The Bank Policy Institute and the Financial Services Forum, two industry trade groups, declined to comment for this story.

But in 2014 — when there was a possibility that Brown would chair the banking panel — a bank executive told The Washington Post that the idea of him heading the panel was "frightening." The executive added that Brown didn’t seem willing to find "common ground" with Wall Street.

Brown aside, former Federal Reserve attorney Jeremy Kress, who is an assistant professor at the University of Michigan, noted that businesses in general — and banks in particular — prefer divided government because it often creates regulatory gridlock.

While the Dow Jones Industrial Average actually surged Wednesday in response to the Georgia election results — due in part to the prospect of more fiscal stimulus — Kress believes it’s likely that "folks who are in charge of regulation at large banks … are not happy with the outcomes of the elections."

Schulp of Cato agreed in part, noting that she doesn’t think the financial services industry should feel it’s "in the clear."

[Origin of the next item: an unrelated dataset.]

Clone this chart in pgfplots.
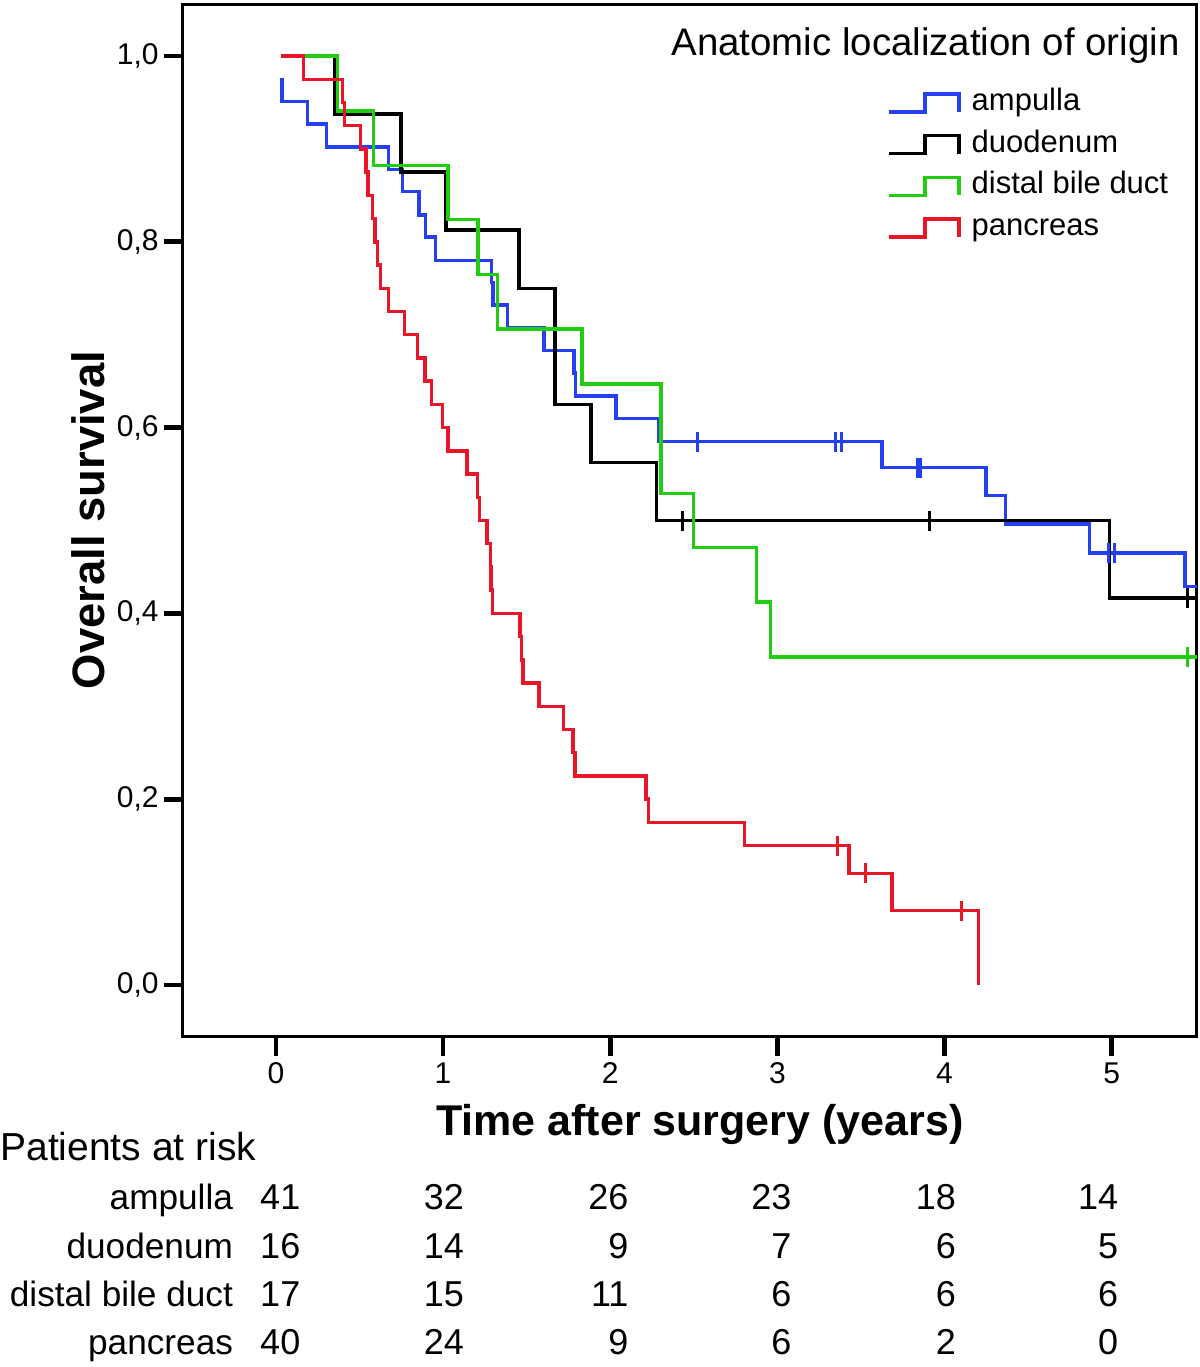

"There’s certainly going to be action … and a lot more pressure from the administration, period — not just the Senate Banking Committee — to live up to some of the commitments that [firms have] been making on the climate front," she said.

On the regulatory side, she warned against lawmakers’ using financial regulators to effect climate policy, which she thinks would be better handled by other agencies.

Others, meanwhile, see Biden’s win — and Democrats’ Senate takeover — as a chance to accelerate an issue that’s already gaining steam in the United States.

"These ideas about climate financial risk have been in the brainstorming stage for four years or so, and they’ve not really, I think, gotten a fair hearing at the financial agencies," said Kress.

"But now the door’s open," he added. "So this is where the rubber’s going to meet the road."

This story also appears in E&E Daily.